Only the lines from the start of the data through the line with "X_MAX = 79128" belong in the copy. Restate them word for word, minus the pictures.
####################
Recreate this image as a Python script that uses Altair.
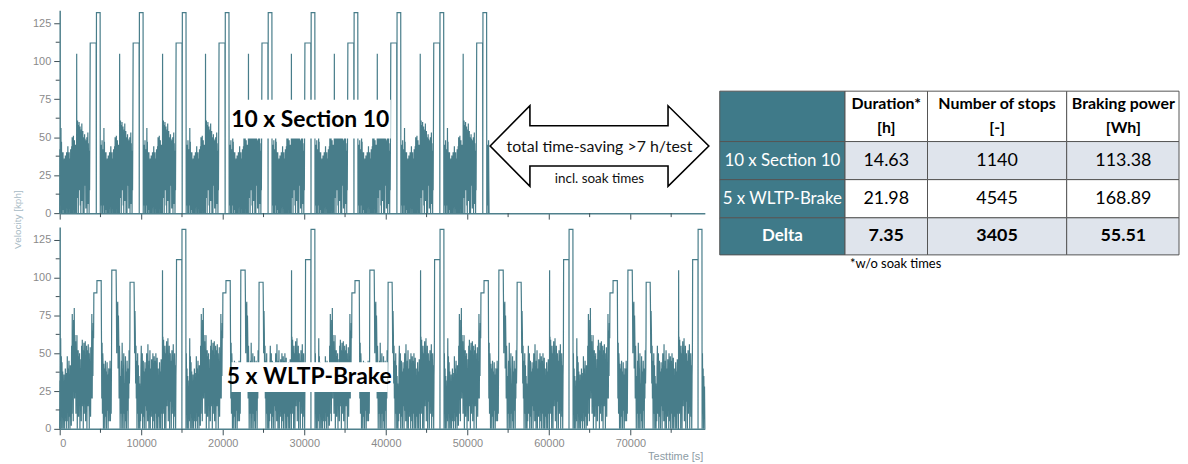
import altair as alt
import pandas as pd

# ---------------- data ----------------
SECTION_S = 5267      # duration of one "Section 10" run [s]
N_SECTION = 10
WLTP_S = 15826        # duration of one WLTP-Brake cycle [s]
N_WLTP = 5
X_MAX = 79128         # 21.98 h in s

# (t_start, t_end, velocities spread over the interval)
section_segments = [
    (0, 600, [0, 42, 5, 38, 12, 56, 0, 47, 18, 40, 0, 30, 8, 40, 2, 35, 0, 22, 36, 0]),
    (630, 1440, [28, 0, 38, 12, 33, 0, 25, 40, 6, 35, 0, 30, 44, 10, 38, 0, 26, 40, 3, 36,
                 0, 32, 15, 42, 0, 30, 8]),
    (1470, 2050, [44, 0, 50, 15, 46, 0, 35, 51, 8, 42, 0, 48, 20, 40, 0, 45, 12, 38, 5, 0]),
    (2070, 2100, [0, 105, 10]),
    (2130, 3700, [55, 10, 61, 25, 58, 0, 52, 30, 60, 15, 50, 28, 57, 5, 45, 0, 38, 55, 20, 59,
                  8, 48, 30, 54, 0, 50, 22, 47, 0, 36, 52, 18, 49, 25, 45, 3, 40, 48, 12, 50,
                  0, 44, 28, 53, 6, 46, 20, 41, 0, 38, 15, 50]),
    (3744, 4470, [112, 112]),
    (4490, 4490, [0]),
    (4510, 4960, [132, 132]),
    (4980, 5260, [0, 30, 5, 45, 10, 38, 0, 48, 20, 0]),
]

wltp_segments = [
    (0, 814, [0, 32, 5, 60, 10, 48, 0, 44, 15, 38, 0, 30, 12, 36, 0, 28, 5, 40, 8, 22, 0]),
    (850, 1425, [37, 5, 48, 12, 40, 0, 35, 45, 8, 30, 0, 42, 18, 33, 2]),
    (1460, 2240, [55, 10, 76, 30, 65, 5, 72, 40, 80, 20, 62, 45, 58, 10, 50, 25, 62, 0, 40, 15]),
    (2270, 2650, [52, 8, 48, 25, 50, 0, 40, 20, 46, 5]),
    (2690, 3870, [55, 15, 59, 25, 52, 0, 45, 57, 10, 50, 28, 58, 5, 48, 20, 55, 0, 42, 52, 15,
                  56, 30, 50, 0, 46, 22, 54, 8, 40, 20]),
    (3900, 4160, [40, 76, 20, 65, 35, 70, 60]),
    (4190, 4560, [90, 90]),
    (4570, 5090, [98, 98]),
    (5120, 6100, [65, 20, 57, 10, 50, 42, 0, 43, 25, 40, 0, 35, 45, 8, 38, 0, 30, 44, 12, 36,
                  0, 28, 40, 5, 30]),
    (6130, 6360, [20, 45, 5, 40, 10, 50]),
    (6390, 6920, [105, 105]),
    (6950, 7500, [88, 50, 83, 70, 84, 40, 75, 58, 20, 55, 40, 0, 35, 10]),
    (7540, 8550, [20, 45, 0, 57, 25, 40, 0, 35, 50, 10, 30, 0, 22, 48, 5, 38, 0, 30, 45, 12,
                  40, 0, 35, 20, 52, 30]),
    (8580, 8610, [40, 60]),
    (8630, 9120, [97, 97]),
    (9150, 9770, [84, 50, 78, 63, 30, 55, 20, 45, 0, 30, 50, 10, 42, 0, 35, 15]),
    (9800, 10790, [30, 0, 26, 5, 40, 55, 10, 35, 50, 0, 30, 45, 8, 38, 0, 28, 44, 15, 40, 0,
                   33, 50, 12, 36, 5]),
    (10820, 11400, [56, 15, 40, 0, 45, 30, 52, 0, 35, 40, 8, 46, 20, 38, 0]),
    (11430, 12570, [50, 5, 40, 25, 48, 0, 38, 45, 10, 50, 0, 42, 28, 47, 0, 35, 40, 8, 30, 0,
                    44, 15, 38, 0, 32, 46, 10, 36, 0]),
    (12590, 12630, [0, 105, 10]),
    (12660, 14300, [61, 10, 59, 30, 45, 0, 55, 25, 50, 0, 42, 58, 15, 52, 28, 60, 5, 48, 20, 55,
                    0, 40, 50, 18, 45, 0, 38, 52, 10, 47, 30, 56, 0, 44, 22, 50, 8, 42, 0, 35,
                    50]),
    (14330, 14980, [112, 112]),
    (14990, 14990, [0]),
    (15000, 15470, [132, 132]),
    (15490, 15826, [0, 50, 10, 40, 0, 35, 12, 28, 0]),
]

labels = ["10 x Section 10", "5 x WLTP-Brake"]

row_names = ["10 x Section 10", "5 x WLTP-Brake", "Delta"]
col_headers = ["Duration*\n[h]", "Number of stops\n[-]", "Braking power\n[Wh]"]
duration_h = ["14.63", "21.98", "7.35"]
n_stops = ["1140", "4545", "3405"]
braking_wh = ["113.38", "168.89", "55.51"]
footnote = "*w/o soak times"
arrow_texts = ["total time-saving >7 h/test", "incl. soak times"]

y_ticks = [0, 25, 50, 75, 100, 125]
y_minor = [12.5, 37.5, 62.5, 87.5, 112.5]
x_ticks = [0, 10000, 20000, 30000, 40000, 50000, 60000, 70000]
x_minor = [5000, 15000, 25000, 35000, 45000, 55000, 65000, 75000]


def expand(segments, period, n):
    ts, vs = [], []
    for k in range(n):
        for t0, t1, vals in segments:
            m = len(vals)
            for i, v in enumerate(vals):
                t = t0 if m == 1 else t0 + (t1 - t0) * i / (m - 1)
                ts.append(k * period + t)
                vs.append(v)
    return ts, vs


ts, vs = expand(section_segments, SECTION_S, N_SECTION)
ts.append(N_SECTION * SECTION_S)
vs.append(0)
top_df = pd.DataFrame({"t": ts, "v": vs})
ts, vs = expand(wltp_segments, WLTP_S, N_WLTP)
bot_df = pd.DataFrame({"t": ts, "v": vs})

# ---------------- style ----------------
LINE = "#487d8a"
AXIS_LINE = "#4f808c"
TICK = "#3c4f56"
LABEL = "#8a8a8a"
TEAL = "#3f7a89"
LIGHT = "#dfe4ec"
FONT = "Lato"
W = 649
H1 = 204
H2 = 203
YMAX = 133.5

xscale = alt.Scale(domain=[0, X_MAX], nice=False, zero=False)
yscale = alt.Scale(domain=[0, YMAX], nice=False)


def axis_common(**kw):
    return alt.Axis(domainColor=AXIS_LINE, domainWidth=1.5, tickColor=TICK, tickWidth=1,
                    labelColor=LABEL, labelFont="Liberation Sans", labelFontSize=11,
                    grid=False, **kw)


def trace(df, h, top):
    if top:
        xax = axis_common(values=x_ticks, tickSize=6, labels=False, title=None)
        yax = axis_common(values=y_ticks, tickSize=6, labelPadding=3, title="Velocity [kph]",
                          titleColor="#a7bac4", titleFont="Liberation Sans", titleFontSize=10,
                          titleFontWeight="normal", titleAngle=270, titleAlign="center",
                          titleBaseline="middle", titleX=-42, titleY=210)
    else:
        xax = axis_common(values=x_ticks, tickSize=6, labelPadding=3, format="d",
                          title="Testtime [s]", titleColor="#8d9ca5", titleFont="Liberation Sans",
                          titleFontSize=11, titleFontWeight="normal", titleAlign="right",
                          titleBaseline="middle", titleX=W - 2, titleY=28)
        yax = axis_common(values=y_ticks, tickSize=6, labelPadding=3, title=None)
    line = alt.Chart(df).mark_line(color=LINE, strokeWidth=1.2).encode(
        x=alt.X("t:Q", scale=xscale, axis=xax),
        y=alt.Y("v:Q", scale=yscale, axis=yax),
    )
    ymin = alt.Chart(pd.DataFrame({"v": y_minor})).mark_rule(color=TICK, strokeWidth=1).encode(
        y=alt.Y("v:Q"), x=alt.value(-4), x2=alt.value(0))
    xmin = alt.Chart(pd.DataFrame({"t": x_minor})).mark_rule(color=TICK, strokeWidth=1).encode(
        x=alt.X("t:Q"), y=alt.value(h), y2=alt.value(h + 4))
    return line, ymin, xmin


def big_label(text, cx, cy, x0, x1, y0, y1):
    d = pd.DataFrame({"label": [text]})
    bg = alt.Chart(d).mark_rect(color="white").encode(
        x=alt.value(x0), x2=alt.value(x1), y=alt.value(y0), y2=alt.value(y1))
    tx = alt.Chart(d).mark_text(font=FONT, fontSize=23, fontWeight="bold", color="black",
                                align="center", baseline="middle").encode(
        text="label:N", x=alt.value(cx), y=alt.value(cy))
    return bg, tx


# ---------------- top chart ----------------
l1, ym1, xm1 = trace(top_df, H1, True)
bg1, tx1 = big_label(labels[0], 252, 110, 172, 333, 90, 129)

ARROW = ("M -1 0 L -0.636 -0.368 L -0.636 -0.186 L 0.627 -0.186 L 0.627 -0.368 L 1 0 "
         "L 0.627 0.368 L 0.627 0.182 L -0.636 0.182 L -0.636 0.368 Z")
one = pd.DataFrame({"a": [0]})
arrow = alt.Chart(one).mark_point(shape=ARROW, size=220 * 220, filled=True, fill="white",
                                  stroke="black", strokeWidth=1.6, opacity=1).encode(
    x=alt.value(543), y=alt.value(136.5))
arr_df = pd.DataFrame({"txt": arrow_texts, "fs": [16, 13.5], "yy": [137, 169.5]})
arrow_txt = alt.Chart(arr_df).mark_text(font=FONT, color="#111111", align="center",
                                        baseline="middle").encode(
    text="txt:N", x=alt.value(543), y=alt.Y("yy:Q", scale=None),
    size=alt.Size("fs:Q", scale=None, legend=None))

# table (layout in pixels relative to the top plot origin)
col_x = [664, 790, 873, 1013, 1126]
col_text_x = [727, 831.5, 943, 1070]
row_y = [81.3, 132, 170.3, 208.7, 246]
row_fill = ["white", LIGHT, "white", LIGHT]
cells = []
for r in range(4):
    for c in range(4):
        if c == 0:
            fill = TEAL
            txt = "" if r == 0 else row_names[r - 1]
            color = "white"
            weight = "bold" if r == 3 else "normal"
            fs = 17
        else:
            fill = row_fill[r]
            if r == 0:
                txt = col_headers[c - 1]
                weight = "bold"
                fs = 16
            else:
                txt = [duration_h, n_stops, braking_wh][c - 1][r - 1]
                weight = "bold" if r == 3 else "normal"
                fs = 18
            color = "black"
        cy = 94.5 if r == 0 else (row_y[r] + row_y[r + 1]) / 2
        cells.append(dict(x0=col_x[c], x1=col_x[c + 1], y0=row_y[r], y1=row_y[r + 1],
                          cx=col_text_x[c], cy=cy,
                          fill=fill, txt=txt, color=color, weight=weight, fs=fs))
cells_df = pd.DataFrame(cells)
cell_rect = alt.Chart(cells_df).mark_rect(stroke="#555555", strokeWidth=1).encode(
    x=alt.X("x0:Q", scale=None), x2="x1:Q",
    y=alt.Y("y0:Q", scale=None), y2="y1:Q",
    fill=alt.Fill("fill:N", scale=None))
cell_norm = alt.Chart(cells_df).transform_filter("datum.weight == 'normal'").mark_text(
    font=FONT, align="center", baseline="middle", lineBreak="\n", lineHeight=24).encode(
    text="txt:N", x=alt.X("cx:Q", scale=None), y=alt.Y("cy:Q", scale=None),
    color=alt.Color("color:N", scale=None), size=alt.Size("fs:Q", scale=None, legend=None))
cell_bold = alt.Chart(cells_df).transform_filter("datum.weight == 'bold'").mark_text(
    font=FONT, fontWeight="bold", align="center", baseline="middle", lineBreak="\n",
    lineHeight=24).encode(
    text="txt:N", x=alt.X("cx:Q", scale=None), y=alt.Y("cy:Q", scale=None),
    color=alt.Color("color:N", scale=None), size=alt.Size("fs:Q", scale=None, legend=None))
foot = alt.Chart(pd.DataFrame({"txt": [footnote]})).mark_text(
    font=FONT, fontSize=13, align="left", baseline="middle", color="black").encode(
    text="txt:N", x=alt.value(795), y=alt.value(255))

top = alt.layer(l1, ym1, xm1, bg1, tx1, arrow, arrow_txt, cell_rect, cell_norm, cell_bold,
                foot).properties(width=W, height=H1)

# ---------------- bottom chart ----------------
l2, ym2, xm2 = trace(bot_df, H2, False)
bg2, tx2 = big_label(labels[1], 251, 151, 173, 330, 136, 166)
bottom = alt.layer(l2, ym2, xm2, bg2, tx2).properties(width=W, height=H2)

chart = alt.vconcat(top, bottom, spacing=14, bounds="flush").properties(
    padding={"left": 5, "top": 0, "right": 0, "bottom": 0}
).configure_view(stroke=None)

chart.save("out.html", embed_options={"renderer": "svg", "actions": False})
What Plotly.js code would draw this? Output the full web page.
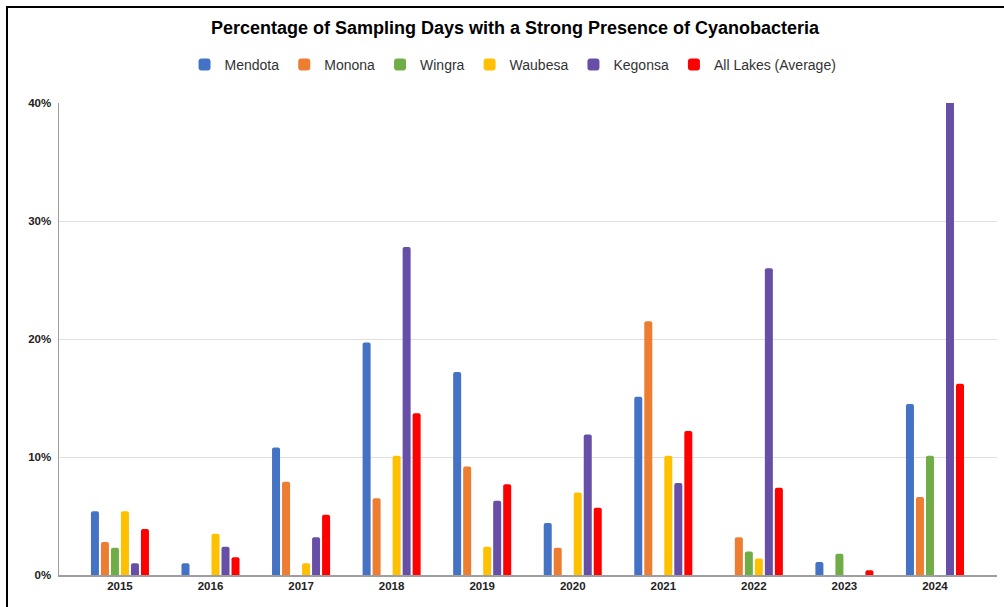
<!DOCTYPE html>
<html>
<head>
<meta charset="utf-8">
<script src="https://cdn.plot.ly/plotly-3.0.1.min.js"></script>
<style>
  html, body { margin: 0; padding: 0; background: #fff; }
  #wrap { position: relative; width: 1004px; height: 607px; overflow: hidden; }
  #chart { position: absolute; left: 0; top: 0; width: 1004px; height: 607px; }
  #frame { position: absolute; left: 6px; top: 6px; width: 1100px; height: 700px;
           border-top: 2.5px solid #000; border-left: 2.5px solid #000; pointer-events: none; }
</style>
</head>
<body>
<div id="wrap">
  <div id="chart"></div>
  <div id="frame"></div>
</div>
<script>
const years = ['2015','2016','2017','2018','2019','2020','2021','2022','2023','2024'];
const mendota = [0.054, 0.010, 0.108, 0.197, 0.172, 0.044, 0.151, 0.000, 0.011, 0.145];
const monona  = [0.028, 0.000, 0.079, 0.065, 0.092, 0.023, 0.215, 0.032, 0.000, 0.066];
const wingra  = [0.023, 0.000, 0.000, 0.000, 0.000, 0.000, 0.000, 0.020, 0.018, 0.101];
const waubesa = [0.054, 0.035, 0.010, 0.101, 0.024, 0.070, 0.101, 0.014, 0.000, 0.000];
const kegonsa = [0.010, 0.024, 0.032, 0.278, 0.063, 0.119, 0.078, 0.260, 0.000, 0.430];
const average = [0.039, 0.015, 0.051, 0.137, 0.077, 0.057, 0.122, 0.074, 0.004, 0.162];

const seriesNames = ['Mendota','Monona','Wingra','Waubesa','Kegonsa','All Lakes (Average)'];
const seriesData = [mendota, monona, wingra, waubesa, kegonsa, average];
const seriesColors = ['#4472c4','#ed7d31','#70ad47','#ffc000','#674ea7','#ff0000'];

const traces = seriesNames.map((name, i) => ({
  type: 'bar',
  name: name,
  x: years,
  y: seriesData[i],
  marker: { color: seriesColors[i], line: { width: 0 }, cornerradius: 2 },
  hoverinfo: 'x+y+name'
}));

const layout = {
  width: 1004,
  height: 607,
  paper_bgcolor: '#ffffff',
  plot_bgcolor: '#ffffff',
  margin: { l: 59, r: 7, t: 103, b: 32 },
  font: { family: '"Liberation Sans", Arial, sans-serif', color: '#222' },
  title: {
    text: '<b>Percentage of Sampling Days with a Strong Presence of Cyanobacteria</b>',
    font: { family: '"Liberation Sans", Arial, sans-serif', size: 18, color: '#000' },
    x: 0.513, xref: 'container', xanchor: 'center',
    y: 0.955, yref: 'container', yanchor: 'middle'
  },
  showlegend: true,
  legend: {
    orientation: 'h',
    x: 0.511, xref: 'container', xanchor: 'center',
    y: 0.893, yref: 'container', yanchor: 'middle',
    font: { family: '"Liberation Sans", Arial, sans-serif', size: 14, color: '#333' },
    itemsizing: 'constant',
    traceorder: 'normal'
  },
  barmode: 'group',
  bargap: 0.337,
  bargroupgap: 0.2,
  xaxis: {
    type: 'category',
    range: [-0.673, 9.685],
    showgrid: false,
    showline: true,
    linecolor: '#9e9e9e',
    linewidth: 1.5,
    ticks: '',
    tickfont: { family: '"Liberation Sans", Arial, sans-serif', size: 11.5, color: '#222', weight: 'bold' },
    fixedrange: true
  },
  yaxis: {
    range: [0, 0.4],
    dtick: 0.1,
    tickformat: '.0%',
    showgrid: true,
    gridcolor: '#e0e0e0',
    gridwidth: 1,
    showline: true,
    linecolor: '#9e9e9e',
    linewidth: 1.5,
    zeroline: false,
    ticks: '',
    ticklabelstandoff: 4,
    tickfont: { family: '"Liberation Sans", Arial, sans-serif', size: 11.5, color: '#222', weight: 'bold' },
    fixedrange: true
  }
};

Plotly.newPlot('chart', traces, layout, { displayModeBar: false, staticPlot: true });
</script>
</body>
</html>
####################
Written response:
Recreate this image as a Python script that uses Altair.
import altair as alt
import pandas as pd

# ---------------- data ----------------
SECTION_S = 5267      # duration of one "Section 10" run [s]
N_SECTION = 10
WLTP_S = 15826        # duration of one WLTP-Brake cycle [s]
N_WLTP = 5
X_MAX = 79128         # 21.98 h in s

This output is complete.